- [Task goal]
Repeat every line exactly, keeping the pictures out of the copy.

- [Information shown]

◆ ◆ ◆ ◆ ◆

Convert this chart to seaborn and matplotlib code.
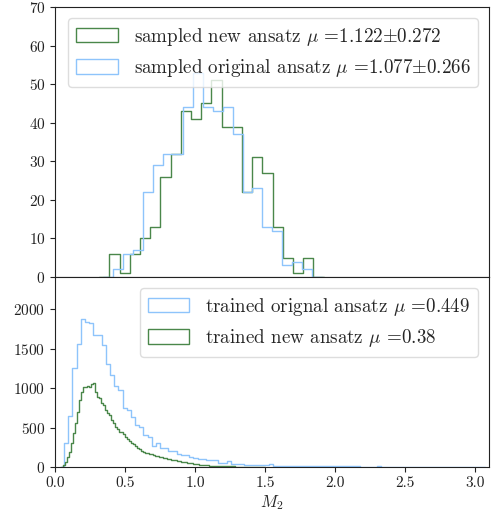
import numpy as np
import pandas as pd
import matplotlib
matplotlib.use("Agg")
import matplotlib.pyplot as plt
import seaborn as sns
from matplotlib.patches import Patch

# ---------------- data (bin counts) ----------------
top_new_counts = [6, 1, 6, 10, 13, 26, 32, 43, 41, 45, 51, 39, 39, 22, 31, 27, 13, 5, 1, 5]
top_new_range = (0.388, 1.845)
top_orig_counts = [2, 6, 7, 22, 29, 32, 32, 44, 53, 44, 43, 44, 37, 22, 23, 13, 12, 3, 4, 2]
top_orig_range = (0.417, 1.836)

bot_orig_counts = [
    300, 640, 1250, 1555, 1875, 1830, 1820, 1670, 1670, 1550,
    1300, 1160, 1020, 980, 750, 720, 630, 530, 510, 400,
    375, 266, 300, 236, 236, 207, 207, 165, 152, 152,
    122, 110, 97, 97, 89, 89, 89, 55, 55, 76,
    38, 38, 34, 30, 21, 21, 21, 21, 21, 34,
    17, 16, 15, 14, 14, 13, 18, 16, 12, 11,
    10, 10, 9, 12, 9, 8, 8, 7, 7, 10,
    7, 6, 6, 5, 5, 8, 5, 4, 4, 4,
    3, 6, 3, 3, 2, 2, 4, 2, 1, 1,
    0, 0, 0, 0, 0, 0, 0, 0, 0, 1,
]
bot_orig_range = (0.065, 3.045)
bot_new_counts = [
    25, 68, 131, 194, 300, 426, 553, 700, 848, 954,
    1017, 1017, 1025, 1008, 1047, 1068, 954, 890, 870, 806,
    785, 722, 688, 658, 595, 561, 502, 481, 447, 447,
    418, 384, 350, 333, 308, 291, 266, 245, 232, 207,
    194, 181, 173, 165, 160, 152, 143, 139, 131, 122,
    114, 110, 105, 97, 93, 89, 84, 80, 72, 68,
    63, 59, 55, 51, 46, 42, 38, 34, 30, 25,
    24, 22, 21, 19, 18, 16, 15, 14, 13, 12,
    11, 10, 9, 8, 8, 7, 6, 6, 5, 5,
    4, 4, 3, 3, 3, 2, 2, 2, 1, 1,
]
bot_new_range = (0.055, 1.485)

top_labels = [r"sampled new ansatz $\mu$ =1.122$\pm$0.272",
              r"sampled original ansatz $\mu$ =1.077$\pm$0.266"]
bot_labels = [r"trained orignal ansatz $\mu$ =0.449",
              r"trained new ansatz $\mu$ =0.38"]
top_yticks = [0, 10, 20, 30, 40, 50, 60, 70]
bot_yticks = [0, 500, 1000, 1500, 2000]
xticks = [0.0, 0.5, 1.0, 1.5, 2.0, 2.5, 3.0]

GREEN = "#4a874a"
BLUE = "#8ec4fb"

# ---------------- style ----------------
sns.set_style("ticks")
plt.rcParams.update({
    "font.family": ["cmr10", "DejaVu Serif"],
    "mathtext.fontset": "cm",
    "axes.formatter.use_mathtext": True,
    "axes.unicode_minus": False,
    "axes.edgecolor": "#222222",
    "xtick.color": "#222222",
    "ytick.color": "#222222",
})


def step_hist(ax, counts, rng, color):
    lo, hi = rng
    n = len(counts)
    edges = np.linspace(lo, hi, n + 1)
    w = edges[1] - edges[0]
    edges = np.concatenate([[lo - w], edges, [hi + w]])
    c = np.concatenate([[0], counts, [0]]).astype(float)
    centers = (edges[:-1] + edges[1:]) / 2
    df = pd.DataFrame({"x": centers, "w": c})
    sns.histplot(data=df, x="x", weights="w", bins=[float(e) for e in edges],
                 element="step", fill=False, color=color, linewidth=1.0, ax=ax)


legend_kw = dict(loc="upper right", fontsize=13.7, framealpha=0.8,
                 edgecolor="#d5d5d5", fancybox=True, handlelength=2.2,
                 handleheight=0.79, borderaxespad=0.58, handletextpad=0.84)

fig = plt.figure(figsize=(4.97, 5.17), dpi=100)
ax1 = fig.add_axes([0.1107, 0.4642, 0.8732, 0.5222])
ax2 = fig.add_axes([0.1107, 0.0967, 0.8732, 0.3675])

# top panel
step_hist(ax1, top_new_counts, top_new_range, GREEN)
step_hist(ax1, top_orig_counts, top_orig_range, BLUE)
ax1.set_xlim(0, 3.1)
ax1.set_ylim(0, 70)
ax1.set_yticks(top_yticks)
ax1.set_xticks(xticks)
ax1.tick_params(axis="x", bottom=False, labelbottom=False)
ax1.tick_params(axis="y", labelsize=11)
ax1.set_ylabel("")
ax1.set_xlabel("")
h1 = [Patch(facecolor="none", edgecolor=GREEN, linewidth=1.0),
      Patch(facecolor="none", edgecolor=BLUE, linewidth=1.0)]
ax1.legend(h1, top_labels, **legend_kw)

# bottom panel
step_hist(ax2, bot_orig_counts, bot_orig_range, BLUE)
step_hist(ax2, bot_new_counts, bot_new_range, GREEN)
ax2.set_xlim(0, 3.1)
ax2.set_ylim(0, 2405)
ax2.set_yticks(bot_yticks)
ax2.set_xticks(xticks)
ax2.set_xticklabels([f"{t:.1f}" for t in xticks])
ax2.tick_params(axis="both", labelsize=11)
ax2.set_ylabel("")
ax2.set_xlabel(r"$M_2$", fontsize=12, labelpad=2)
h2 = [Patch(facecolor="none", edgecolor=BLUE, linewidth=1.0),
      Patch(facecolor="none", edgecolor=GREEN, linewidth=1.0)]
ax2.legend(h2, bot_labels, **legend_kw)

fig.savefig("out.png", dpi=100)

◆ ◆ ◆ ◆ ◆

- [Answer to the task]
Convert this chart to seaborn and matplotlib code.
import numpy as np
import pandas as pd
import matplotlib
matplotlib.use("Agg")
import matplotlib.pyplot as plt
import seaborn as sns
from matplotlib.patches import Patch

# ---------------- data (bin counts) ----------------
top_new_counts = [6, 1, 6, 10, 13, 26, 32, 43, 41, 45, 51, 39, 39, 22, 31, 27, 13, 5, 1, 5]
top_new_range = (0.388, 1.845)
top_orig_counts = [2, 6, 7, 22, 29, 32, 32, 44, 53, 44, 43, 44, 37, 22, 23, 13, 12, 3, 4, 2]
top_orig_range = (0.417, 1.836)

bot_orig_counts = [
    300, 640, 1250, 1555, 1875, 1830, 1820, 1670, 1670, 1550,
    1300, 1160, 1020, 980, 750, 720, 630, 530, 510, 400,
    375, 266, 300, 236, 236, 207, 207, 165, 152, 152,
    122, 110, 97, 97, 89, 89, 89, 55, 55, 76,
    38, 38, 34, 30, 21, 21, 21, 21, 21, 34,
    17, 16, 15, 14, 14, 13, 18, 16, 12, 11,
    10, 10, 9, 12, 9, 8, 8, 7, 7, 10,
    7, 6, 6, 5, 5, 8, 5, 4, 4, 4,
    3, 6, 3, 3, 2, 2, 4, 2, 1, 1,
    0, 0, 0, 0, 0, 0, 0, 0, 0, 1,
]
bot_orig_range = (0.065, 3.045)
bot_new_counts = [
    25, 68, 131, 194, 300, 426, 553, 700, 848, 954,
    1017, 1017, 1025, 1008, 1047, 1068, 954, 890, 870, 806,
    785, 722, 688, 658, 595, 561, 502, 481, 447, 447,
    418, 384, 350, 333, 308, 291, 266, 245, 232, 207,
    194, 181, 173, 165, 160, 152, 143, 139, 131, 122,
    114, 110, 105, 97, 93, 89, 84, 80, 72, 68,
    63, 59, 55, 51, 46, 42, 38, 34, 30, 25,
    24, 22, 21, 19, 18, 16, 15, 14, 13, 12,
    11, 10, 9, 8, 8, 7, 6, 6, 5, 5,
    4, 4, 3, 3, 3, 2, 2, 2, 1, 1,
]
bot_new_range = (0.055, 1.485)

top_labels = [r"sampled new ansatz $\mu$ =1.122$\pm$0.272",
              r"sampled original ansatz $\mu$ =1.077$\pm$0.266"]
bot_labels = [r"trained orignal ansatz $\mu$ =0.449",
              r"trained new ansatz $\mu$ =0.38"]
top_yticks = [0, 10, 20, 30, 40, 50, 60, 70]
bot_yticks = [0, 500, 1000, 1500, 2000]
xticks = [0.0, 0.5, 1.0, 1.5, 2.0, 2.5, 3.0]

GREEN = "#4a874a"
BLUE = "#8ec4fb"

# ---------------- style ----------------
sns.set_style("ticks")
plt.rcParams.update({
    "font.family": ["cmr10", "DejaVu Serif"],
    "mathtext.fontset": "cm",
    "axes.formatter.use_mathtext": True,
    "axes.unicode_minus": False,
    "axes.edgecolor": "#222222",
    "xtick.color": "#222222",
    "ytick.color": "#222222",
})


def step_hist(ax, counts, rng, color):
    lo, hi = rng
    n = len(counts)
    edges = np.linspace(lo, hi, n + 1)
    w = edges[1] - edges[0]
    edges = np.concatenate([[lo - w], edges, [hi + w]])
    c = np.concatenate([[0], counts, [0]]).astype(float)
    centers = (edges[:-1] + edges[1:]) / 2
    df = pd.DataFrame({"x": centers, "w": c})
    sns.histplot(data=df, x="x", weights="w", bins=[float(e) for e in edges],
                 element="step", fill=False, color=color, linewidth=1.0, ax=ax)


legend_kw = dict(loc="upper right", fontsize=13.7, framealpha=0.8,
                 edgecolor="#d5d5d5", fancybox=True, handlelength=2.2,
                 handleheight=0.79, borderaxespad=0.58, handletextpad=0.84)

fig = plt.figure(figsize=(4.97, 5.17), dpi=100)
ax1 = fig.add_axes([0.1107, 0.4642, 0.8732, 0.5222])
ax2 = fig.add_axes([0.1107, 0.0967, 0.8732, 0.3675])

# top panel
step_hist(ax1, top_new_counts, top_new_range, GREEN)
step_hist(ax1, top_orig_counts, top_orig_range, BLUE)
ax1.set_xlim(0, 3.1)
ax1.set_ylim(0, 70)
ax1.set_yticks(top_yticks)
ax1.set_xticks(xticks)
ax1.tick_params(axis="x", bottom=False, labelbottom=False)
ax1.tick_params(axis="y", labelsize=11)
ax1.set_ylabel("")
ax1.set_xlabel("")
h1 = [Patch(facecolor="none", edgecolor=GREEN, linewidth=1.0),
      Patch(facecolor="none", edgecolor=BLUE, linewidth=1.0)]
ax1.legend(h1, top_labels, **legend_kw)

# bottom panel
step_hist(ax2, bot_orig_counts, bot_orig_range, BLUE)
step_hist(ax2, bot_new_counts, bot_new_range, GREEN)
ax2.set_xlim(0, 3.1)
ax2.set_ylim(0, 2405)
ax2.set_yticks(bot_yticks)
ax2.set_xticks(xticks)
ax2.set_xticklabels([f"{t:.1f}" for t in xticks])
ax2.tick_params(axis="both", labelsize=11)
ax2.set_ylabel("")
ax2.set_xlabel(r"$M_2$", fontsize=12, labelpad=2)
h2 = [Patch(facecolor="none", edgecolor=BLUE, linewidth=1.0),
      Patch(facecolor="none", edgecolor=GREEN, linewidth=1.0)]
ax2.legend(h2, bot_labels, **legend_kw)

fig.savefig("out.png", dpi=100)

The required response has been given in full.